_EXERCISE PROMPT_
All of the lines below are to be printed again exactly; images are excluded from the output.
** start DATASET EXCERPT **
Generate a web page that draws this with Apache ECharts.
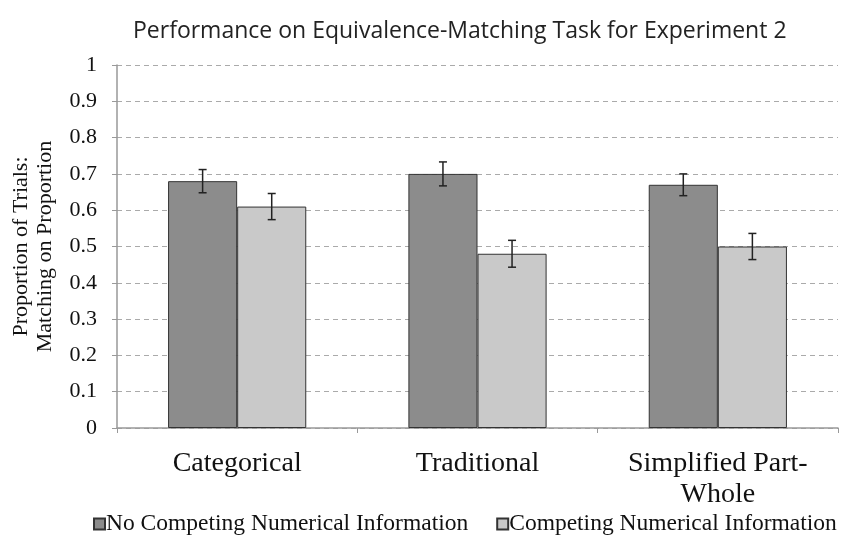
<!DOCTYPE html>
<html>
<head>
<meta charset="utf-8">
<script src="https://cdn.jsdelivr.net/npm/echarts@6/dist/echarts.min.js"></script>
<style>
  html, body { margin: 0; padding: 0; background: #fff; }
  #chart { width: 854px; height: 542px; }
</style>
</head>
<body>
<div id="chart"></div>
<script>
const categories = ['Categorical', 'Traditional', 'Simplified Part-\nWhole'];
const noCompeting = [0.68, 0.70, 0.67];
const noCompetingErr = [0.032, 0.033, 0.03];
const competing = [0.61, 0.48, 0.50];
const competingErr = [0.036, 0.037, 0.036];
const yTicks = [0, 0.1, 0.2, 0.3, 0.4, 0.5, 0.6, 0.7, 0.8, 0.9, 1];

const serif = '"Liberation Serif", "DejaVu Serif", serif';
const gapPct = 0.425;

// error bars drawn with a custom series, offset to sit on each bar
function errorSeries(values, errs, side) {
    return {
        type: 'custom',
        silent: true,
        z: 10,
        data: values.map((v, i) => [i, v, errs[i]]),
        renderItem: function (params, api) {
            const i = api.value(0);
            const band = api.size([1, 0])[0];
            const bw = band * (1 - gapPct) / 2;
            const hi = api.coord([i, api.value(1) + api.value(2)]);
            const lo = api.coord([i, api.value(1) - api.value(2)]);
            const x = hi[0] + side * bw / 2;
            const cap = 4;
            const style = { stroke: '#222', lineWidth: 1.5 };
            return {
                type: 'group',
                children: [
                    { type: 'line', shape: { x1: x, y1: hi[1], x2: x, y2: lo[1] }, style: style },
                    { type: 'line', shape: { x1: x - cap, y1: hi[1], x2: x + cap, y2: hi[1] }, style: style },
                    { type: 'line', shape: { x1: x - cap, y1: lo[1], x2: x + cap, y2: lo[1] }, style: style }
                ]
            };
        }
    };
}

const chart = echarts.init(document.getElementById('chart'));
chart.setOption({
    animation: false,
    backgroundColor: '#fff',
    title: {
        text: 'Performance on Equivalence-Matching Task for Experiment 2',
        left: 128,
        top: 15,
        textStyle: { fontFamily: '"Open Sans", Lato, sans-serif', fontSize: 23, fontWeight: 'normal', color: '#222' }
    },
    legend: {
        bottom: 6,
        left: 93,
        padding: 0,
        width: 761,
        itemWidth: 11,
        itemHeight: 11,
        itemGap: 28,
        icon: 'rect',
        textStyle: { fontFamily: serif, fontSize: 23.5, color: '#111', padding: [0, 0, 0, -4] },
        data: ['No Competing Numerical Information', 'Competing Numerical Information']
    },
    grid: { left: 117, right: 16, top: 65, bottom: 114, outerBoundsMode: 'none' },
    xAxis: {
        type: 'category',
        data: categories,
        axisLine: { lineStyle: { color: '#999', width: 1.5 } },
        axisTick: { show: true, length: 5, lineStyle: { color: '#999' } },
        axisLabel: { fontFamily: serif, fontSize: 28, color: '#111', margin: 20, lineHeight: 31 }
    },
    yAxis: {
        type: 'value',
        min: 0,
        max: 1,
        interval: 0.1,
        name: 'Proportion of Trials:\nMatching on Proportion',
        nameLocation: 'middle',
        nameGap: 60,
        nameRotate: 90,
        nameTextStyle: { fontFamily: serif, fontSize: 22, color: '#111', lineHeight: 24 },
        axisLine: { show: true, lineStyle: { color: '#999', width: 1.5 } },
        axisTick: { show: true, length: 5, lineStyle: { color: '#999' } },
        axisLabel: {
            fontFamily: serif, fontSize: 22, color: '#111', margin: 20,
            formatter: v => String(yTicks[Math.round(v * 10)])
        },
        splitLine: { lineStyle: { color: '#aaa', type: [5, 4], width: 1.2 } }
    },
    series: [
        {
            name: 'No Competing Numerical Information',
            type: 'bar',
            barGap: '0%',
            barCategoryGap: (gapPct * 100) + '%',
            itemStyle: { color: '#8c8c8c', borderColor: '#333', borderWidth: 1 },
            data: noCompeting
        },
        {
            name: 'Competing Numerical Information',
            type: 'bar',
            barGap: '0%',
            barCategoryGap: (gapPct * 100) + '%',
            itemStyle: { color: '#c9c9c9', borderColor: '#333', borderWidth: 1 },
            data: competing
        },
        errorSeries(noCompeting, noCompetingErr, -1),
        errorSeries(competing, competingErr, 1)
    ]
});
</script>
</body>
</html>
** end DATASET EXCERPT **
_EXERCISE OUTPUT_
Generate a web page that draws this with Apache ECharts.
<!DOCTYPE html>
<html>
<head>
<meta charset="utf-8">
<script src="https://cdn.jsdelivr.net/npm/echarts@6/dist/echarts.min.js"></script>
<style>
  html, body { margin: 0; padding: 0; background: #fff; }
  #chart { width: 854px; height: 542px; }
</style>
</head>
<body>
<div id="chart"></div>
<script>
const categories = ['Categorical', 'Traditional', 'Simplified Part-\nWhole'];
const noCompeting = [0.68, 0.70, 0.67];
const noCompetingErr = [0.032, 0.033, 0.03];
const competing = [0.61, 0.48, 0.50];
const competingErr = [0.036, 0.037, 0.036];
const yTicks = [0, 0.1, 0.2, 0.3, 0.4, 0.5, 0.6, 0.7, 0.8, 0.9, 1];

const serif = '"Liberation Serif", "DejaVu Serif", serif';
const gapPct = 0.425;

// error bars drawn with a custom series, offset to sit on each bar
function errorSeries(values, errs, side) {
    return {
        type: 'custom',
        silent: true,
        z: 10,
        data: values.map((v, i) => [i, v, errs[i]]),
        renderItem: function (params, api) {
            const i = api.value(0);
            const band = api.size([1, 0])[0];
            const bw = band * (1 - gapPct) / 2;
            const hi = api.coord([i, api.value(1) + api.value(2)]);
            const lo = api.coord([i, api.value(1) - api.value(2)]);
            const x = hi[0] + side * bw / 2;
            const cap = 4;
            const style = { stroke: '#222', lineWidth: 1.5 };
            return {
                type: 'group',
                children: [
                    { type: 'line', shape: { x1: x, y1: hi[1], x2: x, y2: lo[1] }, style: style },
                    { type: 'line', shape: { x1: x - cap, y1: hi[1], x2: x + cap, y2: hi[1] }, style: style },
                    { type: 'line', shape: { x1: x - cap, y1: lo[1], x2: x + cap, y2: lo[1] }, style: style }
                ]
            };
        }
    };
}

const chart = echarts.init(document.getElementById('chart'));
chart.setOption({
    animation: false,
    backgroundColor: '#fff',
    title: {
        text: 'Performance on Equivalence-Matching Task for Experiment 2',
        left: 128,
        top: 15,
        textStyle: { fontFamily: '"Open Sans", Lato, sans-serif', fontSize: 23, fontWeight: 'normal', color: '#222' }
    },
    legend: {
        bottom: 6,
        left: 93,
        padding: 0,
        width: 761,
        itemWidth: 11,
        itemHeight: 11,
        itemGap: 28,
        icon: 'rect',
        textStyle: { fontFamily: serif, fontSize: 23.5, color: '#111', padding: [0, 0, 0, -4] },
        data: ['No Competing Numerical Information', 'Competing Numerical Information']
    },
    grid: { left: 117, right: 16, top: 65, bottom: 114, outerBoundsMode: 'none' },
    xAxis: {
        type: 'category',
        data: categories,
        axisLine: { lineStyle: { color: '#999', width: 1.5 } },
        axisTick: { show: true, length: 5, lineStyle: { color: '#999' } },
        axisLabel: { fontFamily: serif, fontSize: 28, color: '#111', margin: 20, lineHeight: 31 }
    },
    yAxis: {
        type: 'value',
        min: 0,
        max: 1,
        interval: 0.1,
        name: 'Proportion of Trials:\nMatching on Proportion',
        nameLocation: 'middle',
        nameGap: 60,
        nameRotate: 90,
        nameTextStyle: { fontFamily: serif, fontSize: 22, color: '#111', lineHeight: 24 },
        axisLine: { show: true, lineStyle: { color: '#999', width: 1.5 } },
        axisTick: { show: true, length: 5, lineStyle: { color: '#999' } },
        axisLabel: {
            fontFamily: serif, fontSize: 22, color: '#111', margin: 20,
            formatter: v => String(yTicks[Math.round(v * 10)])
        },
        splitLine: { lineStyle: { color: '#aaa', type: [5, 4], width: 1.2 } }
    },
    series: [
        {
            name: 'No Competing Numerical Information',
            type: 'bar',
            barGap: '0%',
            barCategoryGap: (gapPct * 100) + '%',
            itemStyle: { color: '#8c8c8c', borderColor: '#333', borderWidth: 1 },
            data: noCompeting
        },
        {
            name: 'Competing Numerical Information',
            type: 'bar',
            barGap: '0%',
            barCategoryGap: (gapPct * 100) + '%',
            itemStyle: { color: '#c9c9c9', borderColor: '#333', borderWidth: 1 },
            data: competing
        },
        errorSeries(noCompeting, noCompetingErr, -1),
        errorSeries(competing, competingErr, 1)
    ]
});
</script>
</body>
</html>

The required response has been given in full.